Émile Zola, un pessimiste : et donc un mauvais maître. Tous les pessimistes sont de mauvais maîtres. L’on tremble que M. Jean Carrére n’aille un peu loin, dans une telle affirmation. Mais il ne tremble pas ; car il écrit, avec une fâcheuse bravoure : « La Bruyère, La Rochefoucauld, Molière, La Fontaine furent des observateurs de génie ; leur œuvre est triste et fausse, car l’humanité y apparaît foncièrement mauvaise… » Triste et fausse, l’œuvre de la Fontaine, de Molière, de La Rochefoucauld, de La Bruyère : je n’y consentirai jamais.

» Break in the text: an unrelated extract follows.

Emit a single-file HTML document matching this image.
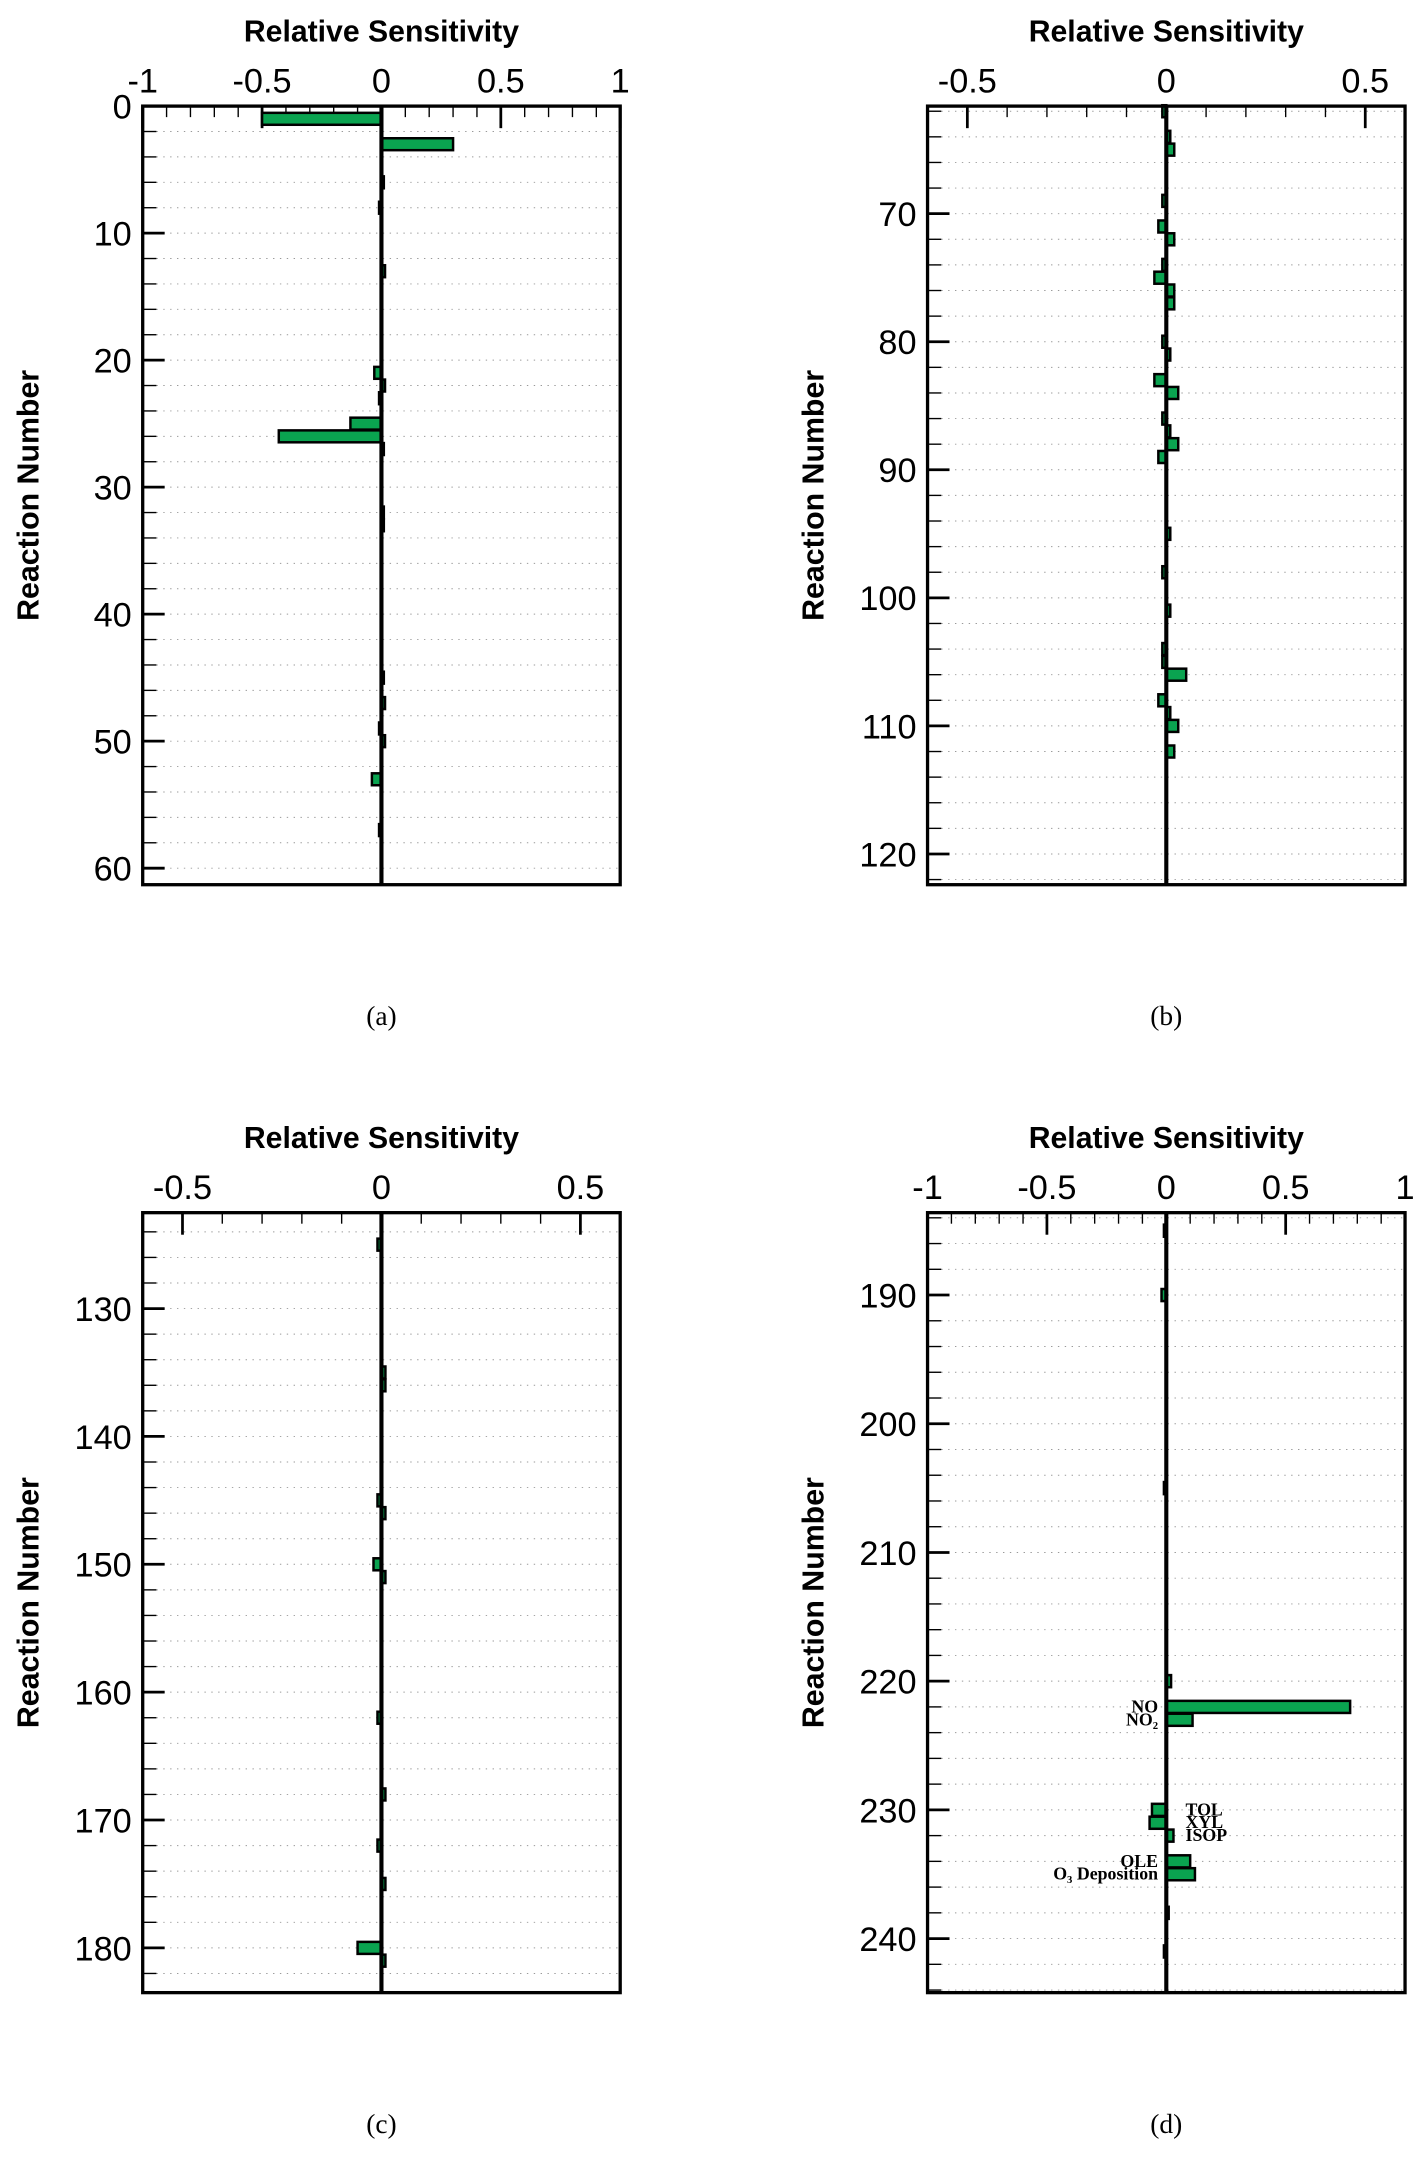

Comme vous avez vu M. Jean Carrère évaluer l’influence de chacun de ses mauvais maîtres, un seul aurait suffi à démoraliser la France. On est épouvanté de ce qu’ils ont pu faire ensemble. Assurément M. Jean Carrère en est épouvanté. Mais l’ont-ils fait ? Nos jeunes gens de la récente guerre prouvent que non. Somme toute, ni Chateaubriand ne les avait rendus trop mélancoliques et dolents ; ni Balzac no les avait convaincus de rechercher la seule fortune d’un Rastignac ; ni Stendhal ne les avait persuadés d’être égoïstes ou méchants ; ni Mme Sand et Musset ne les avait amollis de volupté ; ni Baudelaire ne les avait avilis de lâcheté morale ; ni Flaubert ne leur avait enseigné le sac et le pillage ; ni Verlaine et Zola ne les avaient aucunement découragés. On les a vus tout le contraire.